BioPython is used to input fasta sequence file. (http://biopython.org/wiki/Download)
Bed tools is used to convert bed to fasta file (fastaFromBed)and sort bed by its position (bedSort). (http://code.google.com/p/bedtools/) (Download bedSort by: git clone http://genome-source.cse.ucsc.edu/kent.git)
RPy is used to do the Wicoxon test and FDR adjust between center region and side regions. (http://rpy.sourceforge.net/rpy.html)
awk is used to get three regions of bed from one summits bed and to check whether a region is in legal chromosome range (gawk in Linux)
Cython is only needed for developers. (http://cython.org/)
Python 2.6 or above is recommended.
You can download the newest non-installed package by typing in command:
$ git clone https://github.org/hanfeisun/Mpipe
$ python setup.py install
Run the whole pipeline for first time:
$ Mpipe.py -b summits.bed -m motif_database.xml -g
../assembly/human19/masked -o P300
After the first run, a fasta file named by 'hg19.fa' will be generated, which can be used directly in the later runs:
$ Mpipe.py -b summits.bed -m motif_database.xml -g
hg19.fa -o P300
There are alse two small tools in these package, to test the integrity of a xml file and view it:
$ motif_xml_view.py motif.xml
To test the integrity of a fasta file and view its GC content:
$ seq_GC_view.py hg19.fa
You can see other usage by:
$ Mpipe.py -h
17 files will be output into ONE directory
They are:
- fasta file and bed file for center region and side regions.

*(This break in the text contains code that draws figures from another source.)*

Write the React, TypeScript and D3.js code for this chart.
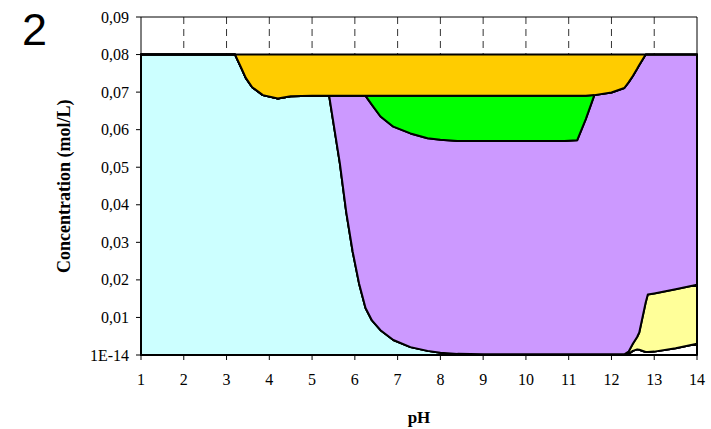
import React from "react";
import * as d3 from "d3";

// pH grid
const pH = [1, 2, 3, 3.2, 3.35, 3.45, 3.6, 3.85, 4.2, 4.5, 5, 5.4, 5.65, 5.8, 5.95, 6.1, 6.25, 6.4, 6.6, 6.9, 7.3, 7.7, 8, 8.4, 9, 10, 10.9, 11.2, 11.4, 11.6, 12, 12.3, 12.4, 12.5, 12.6, 12.65, 12.8, 12.85, 13, 13.5, 14];

// stacked series, bottom to top (mol/L)
const whiteS = [0, 0, 0, 0, 0, 0, 0, 0, 0, 0, 0, 0, 0, 0, 0, 0, 0, 0, 0, 0, 0, 0, 0, 0, 0, 0, 0, 0, 0, 0, 0, 0, 0.0003, 0.0011, 0.0015, 0.0014, 0.0008, 0.0008, 0.0009, 0.0018, 0.003];
const cyanS = [0.08, 0.08, 0.08, 0.08, 0.0763, 0.0738, 0.0713, 0.0692, 0.0683, 0.0689, 0.069, 0.069, 0.051, 0.038, 0.0275, 0.019, 0.0125, 0.0092, 0.0066, 0.004, 0.0021, 0.0011, 0.0006, 0.0003, 0.0002, 0.0002, 0.0002, 0.0002, 0.0002, 0.0002, 0.0002, 0.0002, 0, 0, 0, 0, 0, 0, 0, 0, 0];
const yellowS = [0, 0, 0, 0, 0, 0, 0, 0, 0, 0, 0, 0, 0, 0, 0, 0, 0, 0, 0, 0, 0, 0, 0, 0, 0, 0, 0, 0, 0, 0, 0, 0, 0.0006, 0.0019, 0.0033, 0.0046, 0.0132, 0.0153, 0.0155, 0.0157, 0.0157];
const purpleS = [0, 0, 0, 0, 0, 0, 0, 0, 0, 0, 0, 0, 0.018, 0.031, 0.0415, 0.05, 0.0565, 0.0574, 0.0569, 0.0568, 0.0569, 0.0566, 0.0567, 0.0567, 0.0568, 0.0568, 0.0568, 0.057, 0.0626, 0.069, 0.0697, 0.0709, 0.0717, 0.0713, 0.0714, 0.0712, 0.066, 0.0639, 0.0636, 0.0625, 0.0613];
const greenS = [0, 0, 0, 0, 0, 0, 0, 0, 0, 0, 0, 0, 0, 0, 0, 0, 0, 0.0024, 0.0055, 0.0082, 0.01, 0.0113, 0.0117, 0.012, 0.012, 0.012, 0.012, 0.0118, 0.0062, 0, 0, 0, 0, 0, 0, 0, 0, 0, 0, 0, 0];
const orangeS = [0, 0, 0, 0, 0.0037, 0.0062, 0.0087, 0.0108, 0.0117, 0.0111, 0.011, 0.011, 0.011, 0.011, 0.011, 0.011, 0.011, 0.011, 0.011, 0.011, 0.011, 0.011, 0.011, 0.011, 0.011, 0.011, 0.011, 0.011, 0.011, 0.0108, 0.0101, 0.0089, 0.0074, 0.0057, 0.0038, 0.0028, 0, 0, 0, 0, 0];

const seriesKeys = ["white", "cyan", "yellow", "purple", "green", "orange"];
const seriesColors = ["#FFFFFF", "#CCFFFF", "#FFFF99", "#CC99FF", "#00FF00", "#FFCC00"];

const xTicks = [1, 2, 3, 4, 5, 6, 7, 8, 9, 10, 11, 12, 13, 14];
const yTicks = [0, 0.01, 0.02, 0.03, 0.04, 0.05, 0.06, 0.07, 0.08, 0.09];
const yTickLabels = ["1E-14", "0,01", "0,02", "0,03", "0,04", "0,05", "0,06", "0,07", "0,08", "0,09"];

const W = 711;
const H = 429;
const left = 141, right = 697, top = 17, bottom = 355;

export default function App() {
  const x = d3.scaleLinear().domain([1, 14]).range([left, right]);
  const y = d3.scaleLinear().domain([0, 0.09]).range([bottom, top]);

  const rows = pH.map((p, i) => ({
    pH: p,
    white: whiteS[i],
    cyan: cyanS[i],
    yellow: yellowS[i],
    purple: purpleS[i],
    green: greenS[i],
    orange: orangeS[i],
  }));
  const stacked = d3.stack<any>().keys(seriesKeys)(rows);

  const area = d3
    .area<any>()
    .x((d) => x(d.data.pH))
    .y0((d) => y(d[0]))
    .y1((d) => y(d[1]));

  const serif = "'Liberation Serif', 'Times New Roman', serif";

  return (
    <svg
      width={W}
      height={H}
      style={{ position: "absolute", left: 0, top: 0, background: "#fff" }}
    >
      <defs>
        <clipPath id="ytitle-clip">
          <rect x={0} y={97} width={135} height={300} />
        </clipPath>
      </defs>

      <text x={22} y={45} fontFamily="'Liberation Sans', Arial, sans-serif" fontSize={45}>
        2
      </text>

      {/* dashed vertical gridlines */}
      {xTicks.slice(1, -1).map((t) => (
        <line
          key={"g" + t}
          x1={x(t)}
          x2={x(t)}
          y1={top}
          y2={bottom}
          stroke="#333"
          strokeWidth={1}
          strokeDasharray="7,5"
        />
      ))}

      {stacked.map((s, i) => (
        <path
          key={s.key}
          d={area(s) || ""}
          fill={seriesColors[i]}
          stroke="#000"
          strokeWidth={2}
          strokeLinejoin="round"
        />
      ))}

      {/* plot frame */}
      <line x1={left} x2={right} y1={top} y2={top} stroke="#000" strokeWidth={1} />
      <line x1={right} x2={right} y1={top} y2={bottom} stroke="#000" strokeWidth={1} />
      <line x1={left} x2={left} y1={top} y2={bottom} stroke="#000" strokeWidth={1} />
      <line x1={left} x2={right} y1={bottom} y2={bottom} stroke="#000" strokeWidth={1.5} />

      {yTicks.map((t, i) => (
        <g key={"y" + t}>
          <line x1={left - 5} x2={left} y1={y(t)} y2={y(t)} stroke="#000" />
          <text
            x={left - 12}
            y={y(t)}
            dy="0.35em"
            textAnchor="end"
            fontFamily={serif}
            fontSize={16}
          >
            {yTickLabels[i]}
          </text>
        </g>
      ))}

      {xTicks.map((t) => (
        <g key={"x" + t}>
          <line x1={x(t)} x2={x(t)} y1={bottom} y2={bottom + 5} stroke="#000" />
          <text
            x={x(t)}
            y={bottom + 30}
            textAnchor="middle"
            fontFamily={serif}
            fontSize={16}
          >
            {t}
          </text>
        </g>
      ))}

      <text
        x={(left + right) / 2}
        y={423}
        textAnchor="middle"
        fontFamily={serif}
        fontSize={17}
        fontWeight="bold"
      >
        pH
      </text>

      <g clipPath="url(#ytitle-clip)">
        <text
          transform="translate(70,273) rotate(-90)"
          fontFamily={serif}
          fontSize={18}
          fontWeight="bold"
        >
          Concentration (mol/L)
        </text>
      </g>
    </svg>
  );
}
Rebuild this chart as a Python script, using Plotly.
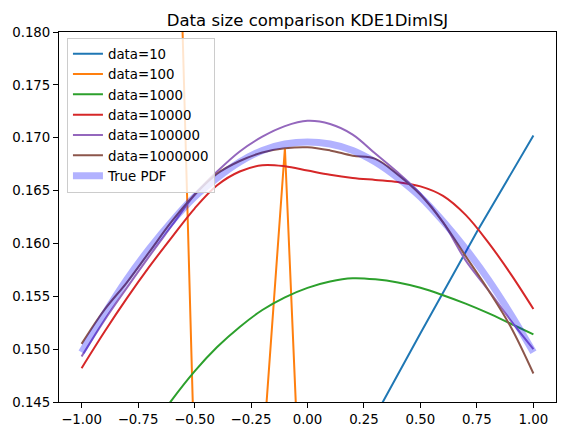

- pickle file and txt file with scores of every peak for center region and side regions.
- html file with scores of every peak in center region. (CAUTION: opening this html file is memory costing, need more than 1G memory for 3000 peaks and 700 motifs)
- html file and txt file with summary scores of every motif
- a pdf file show the distribution of p-value and difference of mean
- the original summits bed file
The most useful outputs are:
-
PvM (Peaks vs Motifs) table, which is named by prefix_middle.txt (Example: https://hanfeisun.github.io/Mpipe_output/P300/P300_middle.txt)
-
MSM (Motif Score Metric) table, which is named by prefix_metric.txt (Example: https://hanfeisun.github.io/Mpipe_output/P300/P300_metric.txt)
-
MSMC (Motif Score Metric Colored) table, which is named by prefix_metric.html, colored by its pvalue and the difference of mean between center and side regions. (Example: https://hanfeisun.github.io/Mpipe_output/P300/P300_metric.html)
-
The Histogram of difference of means between center and two sides (Example: https://hanfeisun.github.io/Mpipe_output/P300/P300_dist.pdf)